Segundo Francesco Branca, diretor do Departamento de Nutrição para Saúde e Desenvolvimento da OMS, os governos poderiam salvar muitas vidas apenas introduzindo limites obrigatórios sobre a quantidade de sal que a indústria de alimentos pode adicionar em seus produtos processados e ultraprocessados – que é a raiz do problema do excesso de sal.
"Isso é realmente algo que não custa dinheiro para ninguém", disse Branca ao The Washington Post. "É uma intervenção simples, mas incrivelmente eficaz."
O problema, no entanto, é que essa não é nem de longe a vontade da indústria alimentícia, cujo lobby é focado apenas no lucro.
Já sabemos que a maioria do sódio que ingerimos diariamente vem de alimentos processados ou ultraprocessados, o que poucos estão cientes é de como a indústria alimentícia engana qualquer um com seus rótulos confusos e suas jogadas de marketing.
Há 3 anos, a Anvisa aprovou e publicou novas regras no Brasil para que a indústria colocasse na frente de suas embalagens de forma bem visível a informação sobre quantidades elevadas de açúcar, gordura ou sódio para dar ao consumidor a chance de perceber que tipo de produto ele está ingerindo – ainda que não saiba totalmente.
Em 2023, a Universidade de São Paulo (USP) e o Instituto Brasileiro de Defesa do Consumidor (Idec) fizeram um levantamento em que constou que a quantidade de produtos com rótulos adequados às normas cresceu, mas ainda se manteve muito abaixo do que determina a Anvisa.
Em setembro do ano passado, só 30% dos alimentos que deveriam ter o selo estavam adequados. Entre bebidas, apenas 5% tinham o rótulo ajustado às novas regras.

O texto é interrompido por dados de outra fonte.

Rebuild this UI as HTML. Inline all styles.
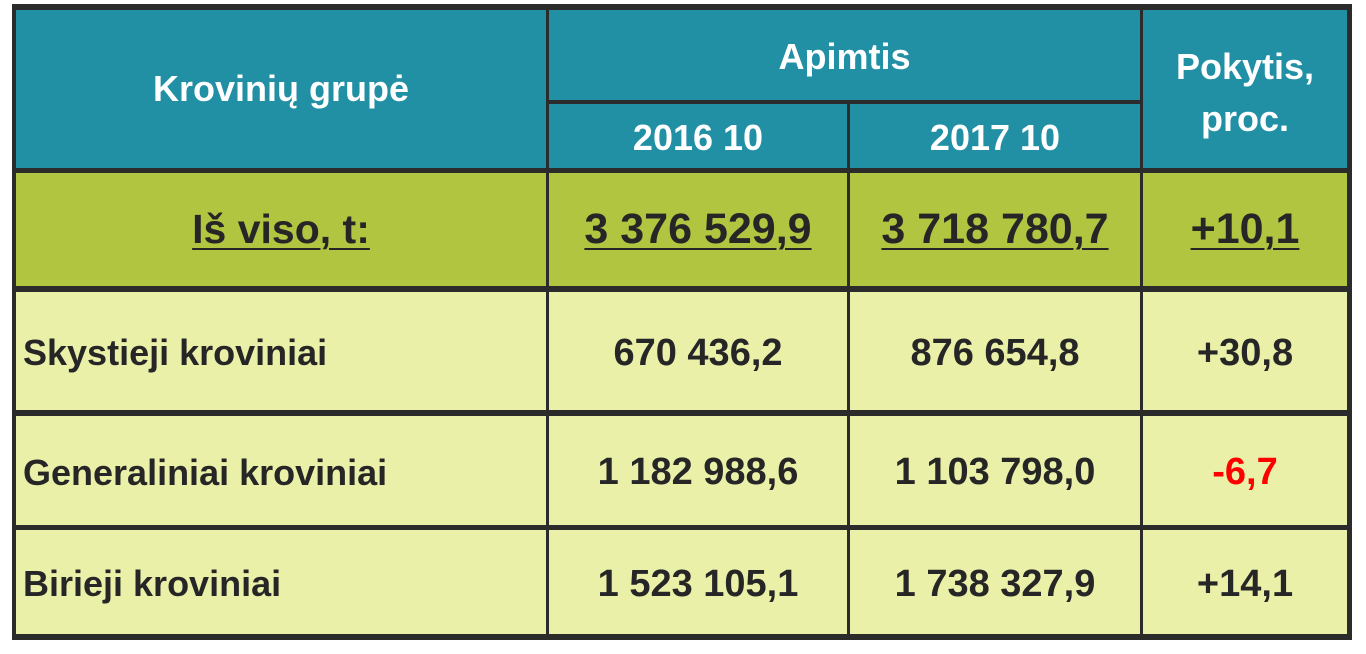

Mas indicar que o produto possui muito sal, não é o bastante. O que significa muito? Em alguns países, como o Chile, as embalagens indicam se um produto tem mais de 1g de sal por 100g de produto, no caso de sólidos, o que é considerável aceitável. Qualquer valor acima disso, significa que está olhando para um produto com muito sal.
Outro truque usado é confundir o consumidor o fazendo pensar que um "produto com sal reduzido" é o mesmo que "produto com baixo teor de sal".
Um alimento com "sal reduzido" pode ter 25% menos sal em comparação com produtos similares. Isso não significa que ele não exceda o limite de sal em uma embalagem. Se ele for comparado a um produto com alto teor de sal, ele ainda vai ser rico em sal, mesmo que seja "reduzido". Um produto com baixo teor de sal significa que terá no máximo 0,3g de sal por 100g. Ele não se baseia em uma comparação, mas na quantidade total de sal do alimento.
“A gente vê muita mais publicidade do que a informação nutricional de fato. Muitos alimentos infantis trazem as alegações de que tem vitaminas, tem minerais, fazem a criança crescer, por exemplo. E a gente vai ver a lupa, e ele é alto em algum nutriente crítico ali, que tem prejuízos para a saúde”, disse a coordenadora do Programa de Alimentação Saudável e Sustentável do Idec, Laís Amaral ao G1.
Esse é o departamento de marketing das indústrias fazendo o seu trabalho em prender o consumidor em um ciclo vicioso de ingestão de sal até que ele não seja mais capaz de aguentar.